Это только так называется. Он ведь на самом деле каторгу-то отбывать не будет, только до конца дней своих просидит в камере один-одинешенек. А сейчас встаньте-ка и подвигайтесь. Чтобы место в желудке освободить для ужина.Я поднимаюсь с койки и начинаю ходить туда-сюда. С тех пор как тусклая лампа за проволочной решеткой стала отбрасывать на стены колеблющийся, дрожащий хоровод теней, камера кажется еще теснее.
Курсируя между железными койками, три с половиной шага туда, три шага обратно, я внезапно ощущаю, как у меня перехватывает дыхание. Я судорожно хватаю ртом воздух. Легкие извергаются из грудной клетки и прилипают к оконной решетке. Сердце бешено стучит. Я пошатываюсь. Одновременно мое тело увеличивается, достигая чудовищных размеров, я бьюсь руками и ногами о стены. Срываю с себя рубашку. «Я задыхаюсь, – хриплю я, – воздуха». Сжатыми кулаками я приклеиваюсь к стене и стараюсь ее оттолкнуть. И не свожу вылезающих из орбит глаз с Розмарина.
Тот, примостившись на краешке койки, глядит на меня.
– Да, – говорит он безмятежно, – все так и должно быть. У вас лицо красное как у рака. Вам кажется, что вы сейчас раздуетесь, как воздушный шарик, и лопнете, как проколотая шина. Или чувствуете, что сейчас на вас обрушатся стены, что они вас здесь раздавят, – да мало ли что кажется. Это называется тюремное помешательство. Поначалу от него все страдают, но с годами оно проходит. Хорошо, что сейчас дежурит Апэлинэ, он добродушный, потому-то мы его Тихой заводью и прозвали. Я его попрошу окошко наверху открыть, вот вам и будет воздуха побольше.

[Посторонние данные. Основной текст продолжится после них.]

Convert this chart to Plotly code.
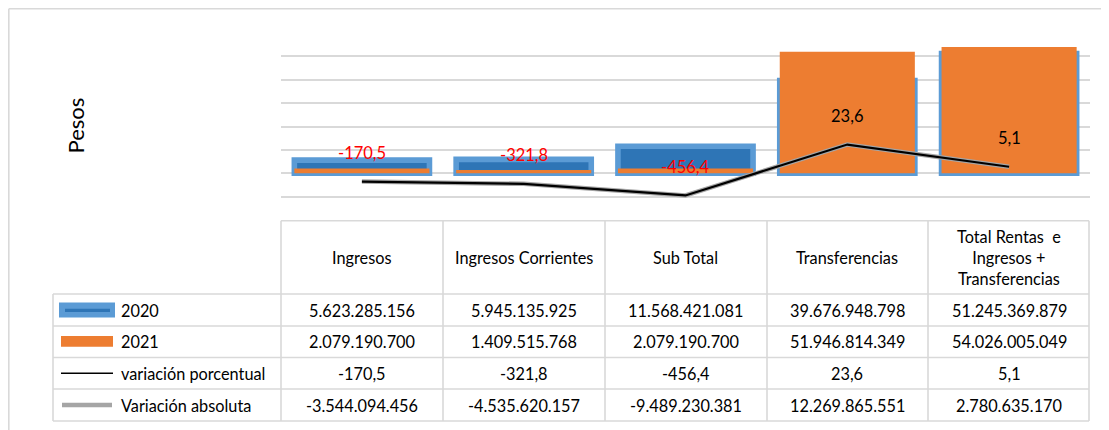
import plotly.graph_objects as go

categorias = ["Ingresos", "Ingresos Corrientes", "Sub Total", "Transferencias",
              "Total Rentas  e<br>Ingresos +<br>Transferencias"]
valores_2020 = [5623285156, 5945135925, 11568421081, 39676948798, 51245369879]
valores_2021 = [2079190700, 1409515768, 2079190700, 51946814349, 54026005049]
var_porcentual = [-170.5, -321.8, -456.4, 23.6, 5.1]
var_absoluta = [-3544094456, -4535620157, -9489230381, 12269865551, 2780635170]

AZUL_BORDE = "#5B9BD5"
AZUL = "#2E75B6"
NARANJA = "#ED7D31"
GRIS = "#A5A5A5"
LINEA = "#D9D9D9"
FUENTE = "Lato"

# the page body adds an 8px margin, so work in page pixels and shift
OFF = 8
W, H = 1109 - OFF, 430 - OFF
L, R, T, B = 281 - OFF, 1090 - OFF, 33 - OFF, 220 - OFF


def px(x):
    return (x - OFF - L) / (R - L)


def py(y):
    return (B - (y - OFF)) / (B - T)


def fmt_int(v):
    return f"{v:,}".replace(",", ".")


def fmt_dec(v):
    return f"{v:.1f}".replace(".", ",")


fig = go.Figure()

fig.add_trace(go.Bar(x=categorias, y=valores_2020, name="2020", width=0.835,
                     marker=dict(color=AZUL, line=dict(color=AZUL_BORDE, width=5.6))))
fig.add_trace(go.Bar(x=categorias, y=valores_2021, name="2021", width=0.835,
                     marker=dict(color=NARANJA, line=dict(width=0))))
fig.add_trace(go.Scatter(x=categorias, y=var_absoluta, mode="lines", name="Variación absoluta",
                         line=dict(color=GRIS, width=4.5)))
fig.add_trace(go.Scatter(x=categorias, y=var_absoluta, mode="lines", name="variación porcentual",
                         line=dict(color="black", width=2.2), showlegend=False))

# data labels of the percent variation
for c, a, p in zip(categorias, var_absoluta, var_porcentual):
    fig.add_annotation(x=c, y=a, text=fmt_dec(p), showarrow=False, yshift=28.5,
                       font=dict(family=FUENTE, size=16.5, color="#FF0000" if p < 0 else "black"))

# ---- data table ----
shapes = []
col_edges = [281, 443, 605, 767, 928, 1089]
row_edges = [294, 326, 357.5, 389, 421]
top = 220.7


def hline(y, x0, x1):
    shapes.append(dict(type="line", xref="paper", yref="paper", x0=px(x0), x1=px(x1),
                       y0=py(y), y1=py(y), line=dict(color=LINEA, width=1.6)))


def vline(x, y0, y1):
    shapes.append(dict(type="line", xref="paper", yref="paper", x0=px(x), x1=px(x),
                       y0=py(y0), y1=py(y1), line=dict(color=LINEA, width=1.6)))


hline(top, 281, 1089)
for y in row_edges:
    hline(y, 53, 1089)
for x in col_edges:
    vline(x, top, 421)
vline(53, 294, 421)

# outer chart border (as close to the page edge as the figure allows)
hline(8.8, 8.8, 1115)
vline(8.8, 8.8, 440)

for c in categorias:
    fig.add_annotation(x=c, y=py((top + 294) / 2), xref="x", yref="paper", text=c,
                       showarrow=False, yanchor="middle",
                       font=dict(family=FUENTE, size=16.3, color="black"))

filas = [
    ("2020", [fmt_int(v) for v in valores_2020]),
    ("2021", [fmt_int(v) for v in valores_2021]),
    ("variación porcentual", [fmt_dec(v) for v in var_porcentual]),
    ("Variación absoluta", [fmt_int(v) for v in var_absoluta]),
]
for i, (nombre, textos) in enumerate(filas):
    yc = (row_edges[i] + row_edges[i + 1]) / 2
    for c, t in zip(categorias, textos):
        fig.add_annotation(x=c, y=py(yc), xref="x", yref="paper", text=t, showarrow=False,
                           yanchor="middle", font=dict(family=FUENTE, size=16.3, color="black"))
    fig.add_annotation(x=px(118.5), y=py(yc), xref="paper", yref="paper", text=nombre,
                       showarrow=False, xanchor="left", yanchor="middle",
                       font=dict(family=FUENTE, size=16.3, color="black"))

# legend keys inside the table
shapes.append(dict(type="rect", xref="paper", yref="paper", x0=px(59), x1=px(115),
                   y0=py(302.5), y1=py(317.5), fillcolor=AZUL_BORDE, line=dict(width=0)))
shapes.append(dict(type="rect", xref="paper", yref="paper", x0=px(65), x1=px(110),
                   y0=py(308.8), y1=py(312), fillcolor=AZUL, line=dict(width=0)))
shapes.append(dict(type="rect", xref="paper", yref="paper", x0=px(61), x1=px(113),
                   y0=py(336), y1=py(346.7), fillcolor=NARANJA, line=dict(width=0)))
shapes.append(dict(type="line", xref="paper", yref="paper", x0=px(61), x1=px(113),
                   y0=py(373.3), y1=py(373.3), line=dict(color="black", width=1.5)))
shapes.append(dict(type="line", xref="paper", yref="paper", x0=px(62), x1=px(112),
                   y0=py(405), y1=py(405), line=dict(color=GRIS, width=4.5)))

fig.add_annotation(x=px(59), y=py(126), xref="paper", yref="paper", text="Pesos",
                   textangle=-90, showarrow=False,
                   font=dict(family=FUENTE, size=22, color="black"))

fig.update_layout(
    width=W, height=H,
    margin=dict(l=L, r=W - R, t=T, b=H - B),
    barmode="overlay",
    showlegend=False,
    paper_bgcolor="white",
    plot_bgcolor="white",
    shapes=shapes,
    xaxis=dict(type="category", range=[-0.5, 4.5], showticklabels=False,
               showgrid=False, zeroline=False, showline=False),
    yaxis=dict(range=[-20e9, 60e9], dtick=10e9, showticklabels=False, showgrid=True,
               gridcolor=LINEA, gridwidth=1.5, zeroline=True, zerolinecolor=LINEA,
               zerolinewidth=1.5, showline=False),
)

fig.write_html("out.html")
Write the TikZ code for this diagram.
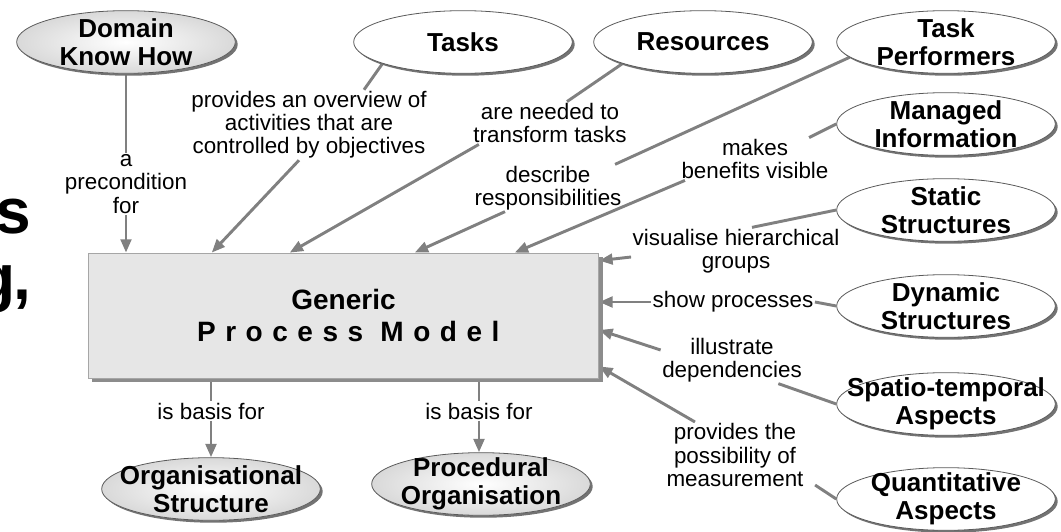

Но я слышу только, как кровь бурлит у меня в ушах. «Воздух, пространство, горы, – я едва перевожу дыхание, – длинные аллеи, луга с маргаритками, вершины Крэенштайна, Полярная звезда».
Дежурный Апэлинэ не только распахивает окошко под потолком, впуская в камеру каскады холодного воздуха. Он оставляет открытой дверь в камеру, и мое чудовищно распухшее тело перетекает в коридор. Пока Розмарин обмахивает меня своим беретом, солдат в войлочных туфлях уютно располагается рядом со мной на койке. Он рассказывает, как страшно было под Сталинградом и как хорошо здесь, в тюрьме. Он поит меня сиропом, отдающим бромом, вливает в меня почти полбутылки. Я возвращаюсь в свое тело, заползаю под шинель и засыпаю.
Спустя два дня мы с Розмарином отмечаем Новый год, каждый сам по себе, наедине со своими мыслями. В десять, как обычно, раздается команда: «Погасить свет!» Мы ложимся на койки, лицом кверху, в глаза нам бьет свет лампочки над дверью, которую никто не гасит, мы вытягиваем руки поверх конских попон, как послушные дети, и закрываем глаза. Мы не спим. Сквозь неплотно прикрытое окно мы стараемся уловить аромат ночи. Когда наступает полночь, мы ничего друг другу не желаем. Не поздравляем друг друга с Новым годом. Ночью разговаривать запрещено.
Я думаю не о прошедшем годе, не о наступающем годе, а о драме Томаса Манна «Фьоренца». Князь Флоренции Лоренцо Медичи Великолепный был лишен одного органа чувств: нет, не зрения, не слуха, не способности производить потомство. Он не ощущал запахов. Тем самым он редко мог вкушать жизненные наслаждения. Но не чувствовал и гнусного смрада, так и вопиющего к небесам. От него ускользал аромат женщин. Ему, калеке, оставалась одна возлюбленная – Флоренция. Тем не менее он давал шумные пиры в своем дворце и всячески тешил свой взор и свои уши. Однако, когда княжеские увеселения стихали и во дворце ненадолго воцарялась тишина, до него доносился звон цепей – последний знак присутствия пленников в подземных казематах.